I hear you, it's hard to determine these things fully. I do think social sharing is weak evidence - again, people choose to put their social capital behind it, and it gets post-factum cognitive justification going.

A stronger piece of evidence is this case study from a comment on my personal FB page about someone who was convinced to donate to effective charities from an article I wrote.

Other evidence is important, of course, and I like your idea!

Sharing socially could even negatively correlate, because sharing socially is a good way to get the social good will of being savvy and a donor,

In this case I don't think so. Sharing such an article is bound to produce situations in which other people ask you for your donation habits.


Possibly... at least in the US there seems to be a social taboo against those sorts of questions.

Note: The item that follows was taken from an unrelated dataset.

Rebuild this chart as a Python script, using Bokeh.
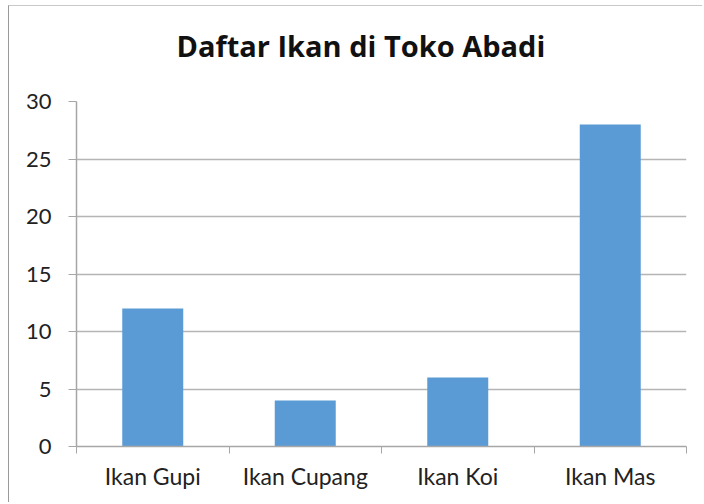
from bokeh.plotting import figure
from bokeh.models import Range1d, FixedTicker, ColumnDataSource, Title
from bokeh.embed import file_html
from bokeh.resources import INLINE

categories = ["Ikan Gupi", "Ikan Cupang", "Ikan Koi", "Ikan Mas"]
values = [12, 4, 6, 28]
y_ticks = [0, 5, 10, 15, 20, 25, 30]
title_text = "Daftar Ikan di Toko Abadi"

FONT = "Lato"
GRID = "#b5b5b5"
AXIS = "#a6a6a6"
BAR = "#5b9bd5"

centers = [i + 0.5 for i in range(len(categories))]
src = ColumnDataSource(dict(x=centers, top=values, name=categories))

p = figure(width=694, height=497, output_backend="svg", toolbar_location=None,
           x_range=Range1d(0, len(categories)), y_range=Range1d(0, 30),
           min_border_left=67, min_border_right=17, min_border_top=95, min_border_bottom=57)
p.styles = {"border-left": "1px solid #9a9a9a", "border-top": "1px solid #c8c8c8",
            "margin-left": "8px", "margin-top": "5px"}
p.outline_line_color = None
p.background_fill_color = "white"
p.border_fill_color = "white"

p.vbar(x="x", top="top", width=0.4, source=src, fill_color=BAR, line_color=None)

# spacer between plot frame and title
p.add_layout(Title(text=" ", text_font_size="2px", standoff=28), "above")

p.title.text = title_text
p.title.text_font = "Open Sans"
p.title.text_font_size = "29px"
p.title.text_font_style = "bold"
p.title.text_color = "#111111"
p.title.align = "left"
p.title.vertical_align = "bottom"
p.title.offset = 100
p.title.standoff = 10

# x axis
xa = p.xaxis[0]
xa.ticker = FixedTicker(ticks=centers, minor_ticks=list(range(len(categories) + 1)))
xa.major_label_overrides = {c: n for c, n in zip(centers, categories)}
xa.major_tick_line_color = None
xa.minor_tick_line_color = AXIS
xa.minor_tick_in = 0
xa.minor_tick_out = 7
xa.axis_line_color = AXIS
xa.axis_line_width = 1.5
xa.major_label_text_font = FONT
xa.major_label_text_font_size = "23px"
xa.major_label_text_color = "#222222"
xa.major_label_standoff = 8

# y axis
ya = p.yaxis[0]
ya.ticker = FixedTicker(ticks=y_ticks)
ya.minor_tick_line_color = None
ya.major_tick_line_color = AXIS
ya.major_tick_in = 0
ya.major_tick_out = 8
ya.axis_line_color = AXIS
ya.axis_line_width = 1.5
ya.major_label_text_font = FONT
ya.major_label_text_font_size = "22px"
ya.major_label_text_color = "#222222"
ya.major_label_standoff = 17

p.xgrid.grid_line_color = None
p.ygrid.grid_line_color = GRID
p.ygrid.grid_line_width = 1.5
p.ygrid.ticker = FixedTicker(ticks=y_ticks[1:])

open("out.html", "w").write(file_html(p, INLINE))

Normally yes, but do you think the taboo would still exists when person shares an article like that?


I went ahead and shared it a couple of days ago and so far haven't gotten any comments. How did you fare?

How did you fare?

I haven't shared it myself.


Sounds like a good time for an experiment... let's both share it and see what comments we get.

To practice an experimental and data-gathering approach, I decided to try to publish a list-style article, and got this one, "8 Secrets of Savvy Donors," placed in The Huffington Post.

I like the article.

I would be very interested to have numbers about ordered superdonar T-Shirts that came through that article.

Glad you liked the piece! I tried to keep the feedback I got earlier in mind when writing it, so I'm glad my writing is growing better.

I'll be eager to learn about the Superdonor T-shirts too, but I doubt the numbers would be large. That would mean strong identification with the Superdonor concept. I think it would take a number of exposures to the Superdonor concept for people to identify with this notion.